The Photographer's Only Children's Book

LE PRAT (Thérèse)

Le Petit Python explorateur. Photographies de Thérèse Le Prat. Textes de Thérèse Le Prat et Philippe Stern.

Paris, Arts et Métiers Graphiques, [La Sapho], (1953).

Oblong 4to, publisher’s soft black glossy paper cover, title and photographic illustration on the first side, white foliage decoration in outline. (28) pp, layout by Claude Romagny, calligraphic text in cursive script, black-and-white photographic illustrations. Complete.

First edition of the only book for children illustrated by the great French photographer Thérèse Le Prat.
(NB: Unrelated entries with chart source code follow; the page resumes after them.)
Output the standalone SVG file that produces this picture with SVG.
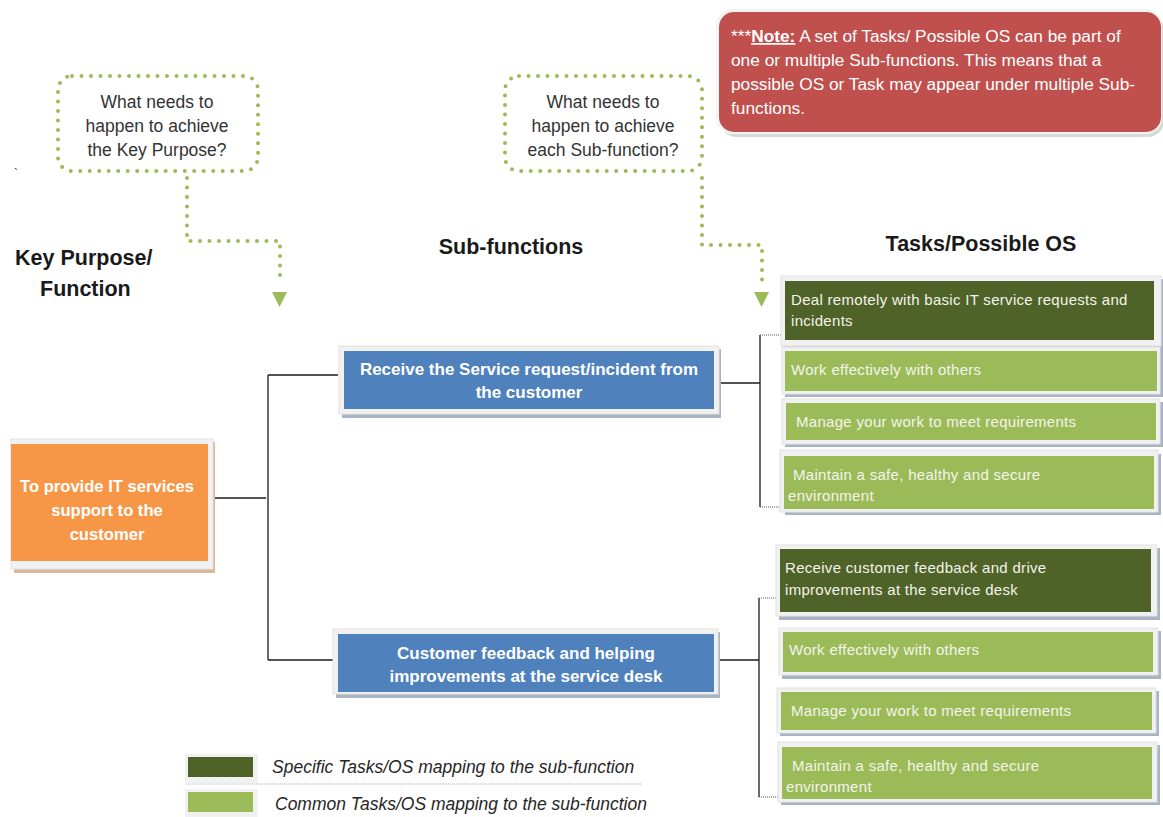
<svg xmlns="http://www.w3.org/2000/svg" width="1163" height="817" viewBox="0 0 1163 817">
<defs>
<style>
.frame{fill:#F1F1F1;stroke:#E2E2E2;stroke-width:1}
.shadow{fill:#A9B4C2}
.orange{fill:#F79646}
.blue{fill:#4F81BD}
.dark{fill:#4F6228}
.light{fill:#9BBB59}
.wb{font-family:"Liberation Sans",Arial,sans-serif;font-weight:bold;fill:#FFFFFF;font-size:17px;text-anchor:middle}
.task{font-family:"Liberation Sans",Arial,sans-serif;fill:#F4F4EC;font-size:15px;letter-spacing:0.3px}
.call{font-family:"Liberation Sans",Arial,sans-serif;fill:#333333;font-size:17.5px;text-anchor:middle}
.head{font-family:"Liberation Sans",Arial,sans-serif;font-weight:bold;fill:#1A1A1A;font-size:21.5px}
.note{font-family:"Liberation Sans",Arial,sans-serif;fill:#FFFFFF;font-size:17.3px}
.leg{font-family:"Liberation Sans",Arial,sans-serif;font-style:italic;fill:#262626;font-size:17.5px}
.dots{fill:none;stroke:#9BBB59;stroke-width:4;stroke-linecap:round;stroke-dasharray:0 9.5}
.conn{fill:none;stroke:#1A1A1A;stroke-width:1.3}
.thin{fill:none;stroke:#555555;stroke-width:1;stroke-dasharray:1 1}
</style>
</defs>
<rect width="1163" height="817" fill="#FFFFFF"/>

<!-- Note -->
<g id="note">
<rect x="720" y="14" width="444" height="123" rx="16" fill="#D9D9D9"/>
<rect x="716" y="9" width="446" height="125" rx="16" fill="#F4F4F4"/>
<rect x="719" y="12" width="442" height="120" rx="15" fill="#C0504D"/>
<text class="note" x="731" y="42">***<tspan font-weight="bold" text-decoration="underline">Note:</tspan> A set of Tasks/ Possible OS can be part of</text>
<text class="note" x="731" y="66">one or multiple Sub-functions. This means that a</text>
<text class="note" x="731" y="90">possible OS or Task may appear under multiple Sub-</text>
<text class="note" x="731" y="114">functions.</text>
</g>

<!-- Callouts -->
<g id="callout1">
<rect x="58" y="76" width="200" height="95" rx="14" class="dots"/>
<text class="call" x="157" y="108">What needs to</text>
<text class="call" x="157" y="132">happen to achieve</text>
<text class="call" x="157" y="156">the Key Purpose?</text>
</g>
<g id="callout2">
<rect x="505" y="76" width="197" height="95" rx="14" class="dots"/>
<text class="call" x="603" y="108">What needs to</text>
<text class="call" x="603" y="132">happen to achieve</text>
<text class="call" x="603" y="156">each Sub-function?</text>
</g>

<text x="14" y="178" font-family="Liberation Sans,Arial,sans-serif" font-size="12" fill="#333">`</text>

<!-- Headers -->
<g id="headers">
<text class="head" x="15" y="265">Key Purpose/</text>
<text class="head" x="40" y="296">Function</text>
<text class="head" x="511" y="254" text-anchor="middle">Sub-functions</text>
<text class="head" x="981" y="251" text-anchor="middle">Tasks/Possible OS</text>
</g>

<!-- Connectors -->
<g id="connectors">
<path class="dots" d="M187 178 V241 H280 V284"/>
<polygon points="272,292 287,292 279.5,307" fill="#9BBB59"/>
<path class="dots" d="M702 178 V245 H762 V284"/>
<polygon points="754,292 769,292 761.5,307" fill="#9BBB59"/>
<path class="conn" d="M213 498 H266"/>
<path class="conn" d="M268 375 V660"/>
<path class="conn" d="M268 375 H338"/>
<path class="conn" d="M268 660 H338"/>
<path class="conn" d="M714 383 H760"/>
<path class="conn" d="M760 335 V507"/>
<path class="thin" d="M760 335 H785"/>
<path class="thin" d="M760 507 H785"/>
<path class="conn" d="M714 660 H759"/>
<path class="conn" d="M759 598 V797"/>
<path class="thin" d="M759 598 H780"/>
<path class="thin" d="M759 797 H782"/>
</g>

<!-- Key purpose -->
<g id="key-purpose">
<rect x="14" y="442" width="201" height="131" style="fill:#D9B69C"/>
<rect x="11" y="439" width="202" height="130" class="frame"/>
<rect x="11" y="444" width="197" height="117" class="orange"/>
<text class="wb" x="107" y="492" style="font-size:16.6px">To provide IT services</text>
<text class="wb" x="107" y="516" style="font-size:16.6px">support to the</text>
<text class="wb" x="107" y="540" style="font-size:16.6px">customer</text>
</g>

<!-- Sub-functions -->
<g id="sub1">
<rect x="342" y="349" width="379" height="69" class="shadow"/>
<rect x="339" y="346" width="380" height="68" class="frame"/>
<rect x="344" y="351" width="370" height="58" class="blue"/>
<text class="wb" x="529" y="375">Receive the Service request/incident from</text>
<text class="wb" x="529" y="398">the customer</text>
</g>
<g id="sub2">
<rect x="336" y="632" width="384" height="66" class="shadow"/>
<rect x="333" y="629" width="385" height="65" class="frame"/>
<rect x="338" y="634" width="376" height="58" class="blue"/>
<text class="wb" x="526" y="659">Customer feedback and helping</text>
<text class="wb" x="526" y="682">improvements at the service desk</text>
</g>

<!-- Tasks group 1 -->
<g id="task1-1">
<rect x="784" y="279" width="380" height="71" class="shadow"/>
<rect x="781" y="276" width="380" height="70" class="frame"/>
<rect x="785" y="281" width="369" height="59" class="dark"/>
<text class="task" x="791" y="305">Deal remotely with basic IT service requests and</text>
<text class="task" x="791" y="326">incidents</text>
</g>
<g id="task1-2">
<rect x="785" y="350" width="378" height="47" class="shadow"/>
<rect x="782" y="347" width="378" height="47" class="frame"/>
<rect x="785" y="351" width="372" height="40" class="light"/>
<text class="task" x="791" y="375">Work effectively with others</text>
</g>
<g id="task1-3">
<rect x="785" y="402" width="378" height="45" class="shadow"/>
<rect x="782" y="399" width="378" height="45" class="frame"/>
<rect x="786" y="403" width="370" height="37" class="light"/>
<text class="task" x="796" y="427">Manage your work to meet requirements</text>
</g>
<g id="task1-4">
<rect x="785" y="454" width="376" height="61" class="shadow"/>
<rect x="780" y="450" width="378" height="62" class="frame"/>
<rect x="784" y="456" width="370" height="53" class="light"/>
<text class="task" x="793" y="480">Maintain a safe, healthy and secure</text>
<text class="task" x="788" y="501">environment</text>
</g>

<!-- Tasks group 2 -->
<g id="task2-1">
<rect x="779" y="548" width="381" height="72" class="shadow"/>
<rect x="776" y="545" width="381" height="71" class="frame"/>
<rect x="780" y="549" width="371" height="63" class="dark"/>
<text class="task" x="785" y="573">Receive customer feedback and drive</text>
<text class="task" x="785" y="595">improvements at the service desk</text>
</g>
<g id="task2-2">
<rect x="782" y="631" width="379" height="48" class="shadow"/>
<rect x="779" y="628" width="379" height="47" class="frame"/>
<rect x="783" y="632" width="370" height="40" class="light"/>
<text class="task" x="789" y="655">Work effectively with others</text>
</g>
<g id="task2-3">
<rect x="780" y="691" width="379" height="45" class="shadow"/>
<rect x="777" y="688" width="379" height="45" class="frame"/>
<rect x="781" y="692" width="371" height="38" class="light"/>
<text class="task" x="791" y="716">Manage your work to meet requirements</text>
</g>
<g id="task2-4">
<rect x="781" y="745" width="379" height="60" class="shadow"/>
<rect x="778" y="742" width="379" height="60" class="frame"/>
<rect x="782" y="747" width="370" height="52" class="light"/>
<text class="task" x="792" y="771">Maintain a safe, healthy and secure</text>
<text class="task" x="786" y="792">environment</text>
</g>

<!-- Legend -->
<g id="legend">
<rect x="185" y="754" width="73" height="29" fill="#F1F1F1"/>
<rect x="188" y="757" width="65" height="20" class="dark"/>
<rect x="185" y="789" width="73" height="28" fill="#F1F1F1"/>
<rect x="188" y="792" width="65" height="20" class="light"/>
<path d="M186 784 H641" stroke="#AAAAAA" stroke-width="1" stroke-dasharray="1 1" fill="none"/>
<text class="leg" x="272" y="773">Specific Tasks/OS mapping to the sub-function</text>
<text class="leg" x="275" y="810">Common Tasks/OS mapping to the sub-function</text>
</g>
</svg>
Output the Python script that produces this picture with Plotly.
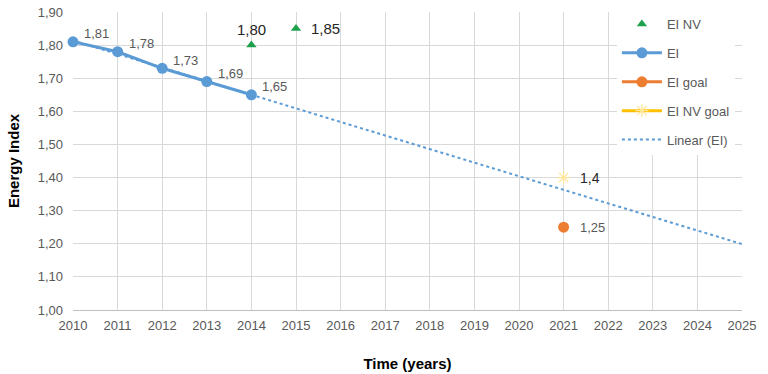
import numpy as np
import plotly.graph_objects as go

years_ei = [2010, 2011, 2012, 2013, 2014]
ei = [1.81, 1.78, 1.73, 1.69, 1.65]
years_nv = [2014, 2015]
ei_nv = [1.80, 1.85]
goal_year = [2021]
ei_goal = [1.25]
ei_nv_goal = [1.40]
trend_years = [2010, 2025]

def fmt(v, d=2):
    return f"{v:.{d}f}".replace(".", ",")

coef = np.polyfit(years_ei, ei, 1)
trend_vals = [float(np.polyval(coef, x)) for x in trend_years]

FONT = "Liberation Sans, Arial, sans-serif"
GRAY = "#595959"
DARK = "#262626"

fig = go.Figure()
fig.add_trace(go.Scatter(
    x=years_nv, y=ei_nv, name="EI NV", mode="markers",
    marker=dict(symbol="triangle-up", size=9, color="#1FA04C"),
    legendgroup="a"))
fig.add_trace(go.Scatter(
    x=years_ei, y=ei, name="EI", mode="lines+markers",
    line=dict(color="#5B9BD5", width=3),
    marker=dict(symbol="circle", size=11, color="#5B9BD5"),
    legendgroup="b", cliponaxis=False))
fig.add_trace(go.Scatter(
    x=goal_year, y=ei_goal, name="EI goal", mode="lines+markers",
    line=dict(color="#ED7D31", width=3),
    marker=dict(symbol="circle", size=11, color="#ED7D31"),
    legendgroup="c"))
fig.add_trace(go.Scatter(
    x=goal_year, y=ei_nv_goal, name="EI NV goal", mode="lines+markers",
    line=dict(color="#FFC000", width=3),
    marker=dict(symbol="asterisk-open", size=11, color="#FFE699",
                line=dict(color="#FFD966", width=1.2)),
    legendgroup="d"))
fig.add_trace(go.Scatter(
    x=trend_years, y=trend_vals, name="Linear (EI)", mode="lines",
    line=dict(color="#5B9BD5", width=2, dash="dot"),
    legendgroup="e"))

# data labels
for x, v in zip(years_ei, ei):
    fig.add_annotation(x=x, y=v, text=fmt(v), showarrow=False, xanchor="left",
                       xshift=9, yshift=8, font=dict(size=13, color=GRAY, family=FONT))
fig.add_annotation(x=years_nv[0], y=ei_nv[0], text=fmt(ei_nv[0]), showarrow=False,
                   xanchor="center", yshift=16, font=dict(size=15, color=DARK, family=FONT))
fig.add_annotation(x=years_nv[1], y=ei_nv[1], text=fmt(ei_nv[1]), showarrow=False,
                   xanchor="left", xshift=13, font=dict(size=15, color=DARK, family=FONT))
fig.add_annotation(x=goal_year[0], y=ei_nv_goal[0],
                   text=f"{ei_nv_goal[0]:g}".replace(".", ","), showarrow=False,
                   xanchor="left", xshift=14, font=dict(size=14, color=DARK, family=FONT))
fig.add_annotation(x=goal_year[0], y=ei_goal[0], text=fmt(ei_goal[0]), showarrow=False,
                   xanchor="left", xshift=14, font=dict(size=13, color=GRAY, family=FONT))

fig.update_layout(
    width=768, height=374,
    margin=dict(l=73, r=26, t=12, b=64, autoexpand=False),
    paper_bgcolor="white", plot_bgcolor="white",
    separators=", ",
    hovermode=False,
    font=dict(family=FONT, color=GRAY, size=13),
    legend=dict(x=0.813, y=1.01, xanchor="left", yanchor="top",
                bgcolor="white", traceorder="grouped", tracegroupgap=9,
                itemwidth=40,
                font=dict(size=13, color=GRAY, family=FONT)),
    xaxis=dict(range=[2010, 2025], dtick=1, tick0=2010, showgrid=True,
               gridcolor="#D9D9D9", zeroline=False, showline=True,
               linecolor="#BFBFBF", ticks="", ticklabelstandoff=3,
               ticklabeloverflow="allow",
               automargin=False, tickfont=dict(size=13, color=GRAY),
               title=dict(text="<b>Time (years)</b>", standoff=26,
                          font=dict(size=15, color="black", family=FONT))),
    yaxis=dict(range=[1.0, 1.9], dtick=0.1, tick0=1.0, tickformat=".2f",
               showgrid=True, gridcolor="#D9D9D9", zeroline=False,
               showline=False, ticks="", ticklabelstandoff=9,
               ticklabeloverflow="allow",
               automargin=False, tickfont=dict(size=13, color=GRAY),
               title=dict(text="<b>Energy Index</b>", standoff=14,
                          font=dict(size=15, color="black", family=FONT))),
)

fig.write_html("out.html", config={"displayModeBar": False},
               post_script="document.body.style.margin='0';document.body.style.overflow='hidden';")
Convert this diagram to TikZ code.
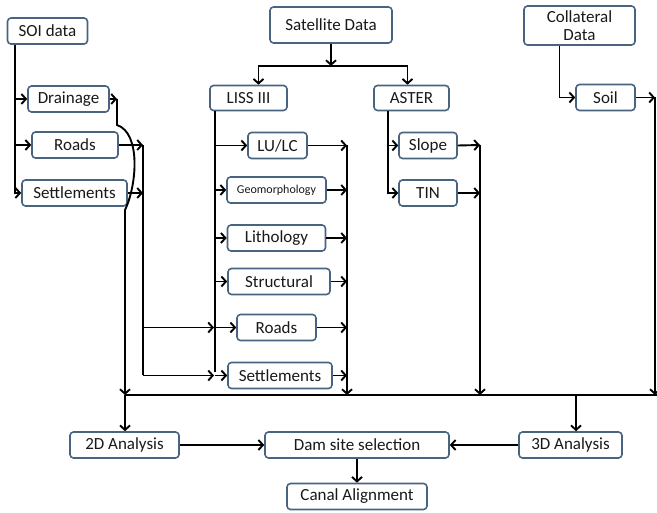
\documentclass[tikz,border=0pt]{standalone}
\usepackage{fontspec}
\setmainfont{Carlito}
\usetikzlibrary{arrows.meta}
\definecolor{boxline}{RGB}{72,100,128}
\begin{document}
\begin{tikzpicture}[
    x = 1pt, y = -1pt,
    box/.style = {draw=boxline, line width=1.6pt, rounded corners=3.5pt, fill=white,
                  minimum height=26pt, inner sep=1pt, text=black!90,
                  font=\fontsize{17}{18}\selectfont},
    ln/.style = {line width=1.9pt},
    arr/.style = {ln, -{Straight Barb[length=4.5pt,width=10pt]}},
  ]
  \useasboundingbox (0,0) rectangle (657,513);
  \node[box, minimum width=80pt] (soi) at (47.5,31) {SOI data};
  \node[box, minimum width=122pt, minimum height=36pt] (sat) at (331,25) {Satellite Data};
  \node[box, minimum width=111pt, minimum height=39pt, align=center, inner sep=0pt] (col) at (579.5,25.5) {Collateral\\Data};
  \node[box, minimum width=81pt] (drain) at (68.5,99) {Drainage};
  \node[box, minimum width=86pt] (roadsL) at (75,145) {Roads};
  \node[box, minimum width=105pt] (settL) at (74.5,193) {Settlements};
  \node[box, minimum width=77pt, minimum height=25pt] (liss) at (248.5,98) {LISS III};
  \node[box, minimum width=75pt, minimum height=25pt] (aster) at (411.5,98) {ASTER};
  \node[box, minimum width=59pt] (soil) at (605.5,97.5) {Soil};
  \node[box, minimum width=59pt] (lulc) at (277.5,145.5) {LU/LC};
  \node[box, minimum width=99pt, font=\fontsize{12}{13}\selectfont] (geo) at (276.5,190) {Geomorphology};
  \node[box, minimum width=98pt] (litho) at (276.5,238) {Lithology};
  \node[box, minimum width=102pt] (struct) at (279,281.5) {Structural};
  \node[box, minimum width=79pt] (roadsM) at (276.5,327.5) {Roads};
  \node[box, minimum width=104pt] (settM) at (280,375.5) {Settlements};
  \node[box, minimum width=58pt] (slope) at (428,145.5) {Slope};
  \node[box, minimum width=58pt] (tin) at (428,193) {TIN};
  \node[box, minimum width=109pt] (ana2) at (124.5,445) {2D Analysis};
  \node[box, minimum width=184pt] (dam) at (357,445) {Dam site selection};
  \node[box, minimum width=103pt] (ana3) at (570.5,445) {3D Analysis};
  \node[box, minimum width=140pt] (canal) at (357,496.5) {Canal Alignment};

  \coordinate (dj) at (117,99);
  \coordinate (rj) at (143,145);
  \coordinate (lv) at (215,111);
  \coordinate (lj) at (347,145);
  \coordinate (av) at (388,111);
  \coordinate (aj) at (480,145);
  \coordinate (sj) at (655,97.5);
  \coordinate (sh) at (331,66);
  \coordinate (busL) at (125,395);
  \coordinate (busR) at (657,395);

  \draw[arr] (soi.south west) ++(8,0) |- (drain.west);
  \draw[arr] (soi.south west) ++(8,0) |- (roadsL.west);
  \draw[arr] (soi.south west) ++(8,0) |- (settL.west);

  \draw[arr] (drain.east) -- (dj);
  \draw[arr] (dj) -- (117,125) .. controls (141,133) and (137,185) .. (125,210) -- (busL);
  \draw[arr] (roadsL.east) -- (rj);
  \draw[arr] (settL.east) -- (settL.east -| rj);
  \draw[ln] (rj) -- (rj |- settM.west);
  \foreach \n in {roadsM, settM}
    \draw[arr] (\n.west -| rj) -- ([xshift=-1pt]\n.west -| lv);

  \draw[arr] (sat.south) -- (sh);
  \draw[arr] (sh) -| ([xshift=10pt]liss.north);
  \draw[arr] (sh) -| ([xshift=-4pt]aster.north);

  \draw[ln] (lv) -- ([yshift=3pt]lv |- settM.west);
  \foreach \n in {lulc, geo, litho, struct, roadsM, settM} {
    \draw[arr] (\n.west -| lv) -- (\n.west);
    \draw[arr] (\n.east) -- (\n.east -| lj);
  }
  \draw[arr] (lj) -- (lj |- busL);

  \draw[arr] (av) |- (slope.west);
  \draw[arr] (av) |- (tin.west);
  \draw[arr] (slope.east) -- (aj);
  \draw[arr] (tin.east) -- (tin.east -| aj);
  \draw[arr] (aj) -- (aj |- busL);

  \draw[arr] ([xshift=-20pt]col.south) |- (soil.west);
  \draw[arr] (soil.east) -- (sj);
  \draw[arr] (sj) -- (sj |- busL);

  \draw[ln] (busL) -- (busR);
  \draw[arr] (busL) -- (busL |- ana2.north);
  \draw[arr] ([xshift=5.5pt]ana3.north |- busL) -- ([xshift=5.5pt]ana3.north);
  \draw[arr] (ana2) -- (dam);
  \draw[arr] (ana3) -- (dam);
  \draw[arr] (dam) -- (canal);
\end{tikzpicture}
\end{document}
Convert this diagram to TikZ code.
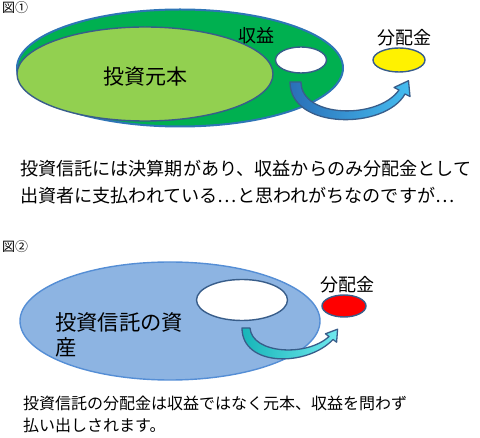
\documentclass[tikz,border=0pt]{standalone}
\usepackage{fontspec}
\setmainfont{Noto Sans CJK JP}
\usetikzlibrary{shapes.geometric,positioning}

\definecolor{capgreen}{HTML}{00B050}
\definecolor{leafgreen}{HTML}{92D050}
\definecolor{rimblue}{HTML}{2E75B6}
\definecolor{edgeblue}{HTML}{385D8A}
\definecolor{fundblue}{HTML}{8DB4E2}
\definecolor{fundrim}{HTML}{558ED5}
\definecolor{arrowdark}{HTML}{2A6FB8}
\definecolor{arrowlight}{HTML}{45BDF0}
\definecolor{tealdark}{HTML}{16B5B8}
\definecolor{teallight}{HTML}{6FE8EE}

\begin{document}
\begin{tikzpicture}[x=1pt,y=-1pt,
    oval/.style={ellipse, draw=edgeblue, line width=1.4pt, inner sep=0pt},
    txt/.style={inner sep=0pt, align=left},
    bendarrow/.style={draw=edgeblue, line width=1.3pt, line join=round}]
    \useasboundingbox (0,0) rectangle (480,438);

    % figure 1
    \node[txt, anchor=north west, font=\fontsize{13}{15}\selectfont] (fig1) at (2,1) {図①};
    \node[oval, draw=rimblue, line width=2pt, fill=capgreen, minimum width=326, minimum height=117] (whole1) at (180,68) {};
    \node[oval, fill=leafgreen, minimum width=256, minimum height=94] (principal) at (145,74) {};
    \node[txt, font=\fontsize{21}{25}\selectfont] (principallabel) at (145,77) {投資元本};
    \node[txt, font=\fontsize{18}{22}\selectfont] (gain) at (256,36) {収益};
    \node[oval, fill=white, minimum width=51, minimum height=26] (income1) at (301,60) {};
    \node[oval, fill=yellow, minimum width=52, minimum height=24] (pay1) at (399,60) {};
    \node[txt, above=1pt of pay1, xshift=5pt, font=\fontsize{18}{22}\selectfont] (paylabel1) {分配金};

    \path[bendarrow, left color=arrowdark, right color=arrowlight]
        (290,82) -- (301,82) .. controls (301,118) and (378,120) .. (399,90)
        -- (394,87.5) -- (408.5,80.7) -- (410,96.5) -- (405,94)
        .. controls (385,130) and (290,130) .. (290,82) -- cycle;

    \node[txt, anchor=west, font=\fontsize{18.1}{27}\selectfont] (note1) at (20,182.5)
        {投資信託には決算期があり、収益からのみ分配金として\\出資者に支払われている…と思われがちなのですが…};

    % figure 2
    \node[txt, anchor=north west, font=\fontsize{13}{15}\selectfont] (fig2) at (2,240) {図②};
    \node[oval, draw=fundrim, fill=fundblue, minimum width=300, minimum height=118] (assets) at (170,321) {};
    \node[oval, fill=white, minimum width=91, minimum height=41] (income2) at (242,300) {};
    \node[oval, fill=red, minimum width=44, minimum height=22] (pay2) at (344,306) {};
    \node[txt, above=1pt of pay2, xshift=3pt, font=\fontsize{18}{22}\selectfont] (paylabel2) {分配金};
    \node[txt, anchor=west, font=\fontsize{21.3}{25}\selectfont] (assetlabel) at (55,334.5) {投資信託の資\\産};

    \path[bendarrow, left color=tealdark, right color=teallight]
        (242,328) -- (250,328) .. controls (252,354) and (307,357) .. (329,336.5)
        -- (325.4,333.8) -- (337.6,329.2) -- (336.6,342.2) -- (333,339.5)
        .. controls (307,367) and (242,367) .. (242,328) -- cycle;

    \node[txt, anchor=west, font=\fontsize{16}{22}\selectfont] (note2) at (23,414)
        {投資信託の分配金は収益ではなく元本、収益を問わず\\払い出しされます。};
\end{tikzpicture}
\end{document}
Cut-out black-and-white photographs accompanied by a text that undulates like a snake. The photographer and her husband, the art historian Philippe Stern (1895-1979), then curator of the Musée Guimet, imagined the adventures of the python and the young boy Alain. Thérèse, always passionate about faces, included a few African masks in the book illustration.

Thérèse Le Prat (née Cahen, 1895-1966) studied the violin, literature (she became a friend of Colette) and languages. From her marriage to the publisher Guy Le Prat in 1924, she kept her first Rolleiflex, which he gave her before they separated in 1930. She then became a photographer, shooting reports for the Compagnie des Messageries Maritimes, which took her to Asia, Africa and Oceania. In 1944, she married Philippe Stern, curator of the Musée Guimet and professor at the École du Louvre. The photographer turned to portraiture, first taking portraits of children, then of personalities from the literary, artistic and scientific worlds. From 1947 onwards, she chose actors as models, believing them to convey better the nuances of the feelings and emotions she wished to highlight. Her first two publications, “Visages d’acteurs” (Faces of Actors) in 1950 and “Autres visages d’acteurs” (New Faces of Actors) in 1952, revealed these portraits, for which she is now renowned. The actors were photographed from a three-quarter view, against a black background, simply in costume for any reference to the play. Unlike the theatre photographers of her day, she took these portraits off-stage, in her studio or a dressing room, seeking less to recreate the performance than to convey feelings through the expression of each actor, the face becoming the reflection of deep emotions such as gravity, melancholy and contemplation (

A very fine copy.

Ref. Not in Olivier Piffault, Babar, Harry Potter & Cie, Bilderwelt im Kinderbuch and Catalogue of the Cotsen Children’s Library.